▶ **EXERCISE BRIEF**
Starting at the first line of the data, please print exactly those lines through the one that holds "const toXY = ys", omitting every picture.

▶ **DATA LINES**
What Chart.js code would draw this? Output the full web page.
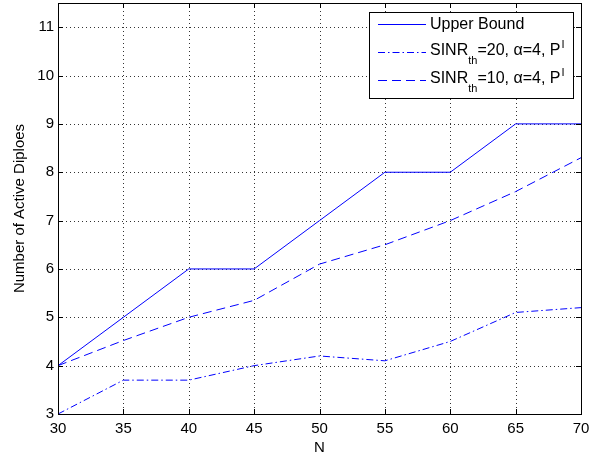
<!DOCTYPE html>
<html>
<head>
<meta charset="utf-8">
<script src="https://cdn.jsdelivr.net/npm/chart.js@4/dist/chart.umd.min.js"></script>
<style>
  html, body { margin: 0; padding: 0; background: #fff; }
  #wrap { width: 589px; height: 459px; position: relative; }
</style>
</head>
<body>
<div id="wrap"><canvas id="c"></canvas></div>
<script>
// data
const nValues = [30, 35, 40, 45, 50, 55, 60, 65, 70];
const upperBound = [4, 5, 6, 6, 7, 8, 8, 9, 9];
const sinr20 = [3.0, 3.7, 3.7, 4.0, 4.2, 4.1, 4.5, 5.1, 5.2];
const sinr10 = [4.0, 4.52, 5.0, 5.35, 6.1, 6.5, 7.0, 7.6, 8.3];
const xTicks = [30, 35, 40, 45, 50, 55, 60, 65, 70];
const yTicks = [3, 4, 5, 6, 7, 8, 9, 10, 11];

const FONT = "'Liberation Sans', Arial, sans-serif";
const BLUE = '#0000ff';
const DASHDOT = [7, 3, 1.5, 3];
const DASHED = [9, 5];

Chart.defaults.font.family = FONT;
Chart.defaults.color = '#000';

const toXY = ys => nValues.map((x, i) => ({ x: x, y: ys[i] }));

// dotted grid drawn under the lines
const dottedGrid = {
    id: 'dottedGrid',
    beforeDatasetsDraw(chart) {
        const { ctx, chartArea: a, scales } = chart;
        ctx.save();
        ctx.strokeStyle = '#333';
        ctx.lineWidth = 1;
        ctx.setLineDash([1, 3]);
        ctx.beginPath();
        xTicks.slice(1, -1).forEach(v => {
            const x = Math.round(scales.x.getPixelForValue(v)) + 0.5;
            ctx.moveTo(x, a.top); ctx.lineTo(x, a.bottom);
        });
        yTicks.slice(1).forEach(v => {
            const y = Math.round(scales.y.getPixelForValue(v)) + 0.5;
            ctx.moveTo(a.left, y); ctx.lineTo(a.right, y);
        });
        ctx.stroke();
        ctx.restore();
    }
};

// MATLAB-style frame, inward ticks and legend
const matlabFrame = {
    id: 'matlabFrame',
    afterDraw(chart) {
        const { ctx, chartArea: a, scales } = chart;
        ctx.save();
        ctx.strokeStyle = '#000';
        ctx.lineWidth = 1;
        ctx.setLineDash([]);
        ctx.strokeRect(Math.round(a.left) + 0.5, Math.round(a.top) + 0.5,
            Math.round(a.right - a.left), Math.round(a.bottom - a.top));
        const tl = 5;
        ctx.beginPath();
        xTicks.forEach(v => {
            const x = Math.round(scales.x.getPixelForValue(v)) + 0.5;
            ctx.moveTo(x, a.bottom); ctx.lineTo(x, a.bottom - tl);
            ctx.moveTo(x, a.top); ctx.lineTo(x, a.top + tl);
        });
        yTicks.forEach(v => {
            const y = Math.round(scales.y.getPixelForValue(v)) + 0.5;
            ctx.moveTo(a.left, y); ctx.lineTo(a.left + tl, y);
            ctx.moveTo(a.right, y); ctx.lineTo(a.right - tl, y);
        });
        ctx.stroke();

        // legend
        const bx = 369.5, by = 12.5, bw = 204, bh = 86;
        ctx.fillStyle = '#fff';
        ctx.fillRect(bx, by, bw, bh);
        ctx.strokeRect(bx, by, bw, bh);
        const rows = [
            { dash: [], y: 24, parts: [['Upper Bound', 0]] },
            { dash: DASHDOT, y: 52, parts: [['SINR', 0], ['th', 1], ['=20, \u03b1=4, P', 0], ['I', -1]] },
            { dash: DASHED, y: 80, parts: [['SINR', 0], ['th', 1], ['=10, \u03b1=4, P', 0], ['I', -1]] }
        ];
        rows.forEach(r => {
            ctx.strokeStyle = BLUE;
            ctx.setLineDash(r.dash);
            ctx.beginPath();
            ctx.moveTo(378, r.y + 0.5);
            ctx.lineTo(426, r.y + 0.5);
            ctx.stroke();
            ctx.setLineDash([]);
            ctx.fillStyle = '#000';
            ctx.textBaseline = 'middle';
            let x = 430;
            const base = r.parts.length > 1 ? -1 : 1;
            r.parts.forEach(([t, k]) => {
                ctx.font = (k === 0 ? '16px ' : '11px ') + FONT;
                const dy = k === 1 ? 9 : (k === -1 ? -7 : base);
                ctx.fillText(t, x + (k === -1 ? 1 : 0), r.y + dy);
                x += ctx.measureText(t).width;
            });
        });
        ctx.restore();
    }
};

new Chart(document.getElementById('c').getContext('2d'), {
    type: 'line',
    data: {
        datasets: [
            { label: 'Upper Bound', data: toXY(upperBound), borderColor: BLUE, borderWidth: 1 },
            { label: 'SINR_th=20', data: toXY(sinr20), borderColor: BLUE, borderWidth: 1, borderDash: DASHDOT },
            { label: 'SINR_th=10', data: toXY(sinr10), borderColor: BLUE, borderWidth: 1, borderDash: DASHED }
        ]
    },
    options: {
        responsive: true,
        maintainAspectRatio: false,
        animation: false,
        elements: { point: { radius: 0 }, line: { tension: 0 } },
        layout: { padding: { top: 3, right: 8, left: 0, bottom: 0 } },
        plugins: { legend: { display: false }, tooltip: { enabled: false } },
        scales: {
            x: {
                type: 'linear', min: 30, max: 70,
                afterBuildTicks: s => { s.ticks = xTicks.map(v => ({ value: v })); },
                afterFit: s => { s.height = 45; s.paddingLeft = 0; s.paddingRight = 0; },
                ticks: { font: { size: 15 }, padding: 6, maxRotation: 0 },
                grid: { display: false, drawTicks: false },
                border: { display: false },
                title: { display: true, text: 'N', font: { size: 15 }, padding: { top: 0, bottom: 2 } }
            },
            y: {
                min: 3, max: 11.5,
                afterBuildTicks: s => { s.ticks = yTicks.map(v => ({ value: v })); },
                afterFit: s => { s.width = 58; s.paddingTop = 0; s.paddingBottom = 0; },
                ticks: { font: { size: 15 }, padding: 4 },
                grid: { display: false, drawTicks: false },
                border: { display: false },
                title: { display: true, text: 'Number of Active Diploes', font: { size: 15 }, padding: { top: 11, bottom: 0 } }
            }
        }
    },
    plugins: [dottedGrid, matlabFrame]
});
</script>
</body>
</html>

▶ **WRITTEN REPLY**
What Chart.js code would draw this? Output the full web page.
<!DOCTYPE html>
<html>
<head>
<meta charset="utf-8">
<script src="https://cdn.jsdelivr.net/npm/chart.js@4/dist/chart.umd.min.js"></script>
<style>
  html, body { margin: 0; padding: 0; background: #fff; }
  #wrap { width: 589px; height: 459px; position: relative; }
</style>
</head>
<body>
<div id="wrap"><canvas id="c"></canvas></div>
<script>
// data
const nValues = [30, 35, 40, 45, 50, 55, 60, 65, 70];
const upperBound = [4, 5, 6, 6, 7, 8, 8, 9, 9];
const sinr20 = [3.0, 3.7, 3.7, 4.0, 4.2, 4.1, 4.5, 5.1, 5.2];
const sinr10 = [4.0, 4.52, 5.0, 5.35, 6.1, 6.5, 7.0, 7.6, 8.3];
const xTicks = [30, 35, 40, 45, 50, 55, 60, 65, 70];
const yTicks = [3, 4, 5, 6, 7, 8, 9, 10, 11];

const FONT = "'Liberation Sans', Arial, sans-serif";
const BLUE = '#0000ff';
const DASHDOT = [7, 3, 1.5, 3];
const DASHED = [9, 5];

Chart.defaults.font.family = FONT;
Chart.defaults.color = '#000';

const toXY = ys => nValues.map((x, i) => ({ x: x, y: ys[i] }));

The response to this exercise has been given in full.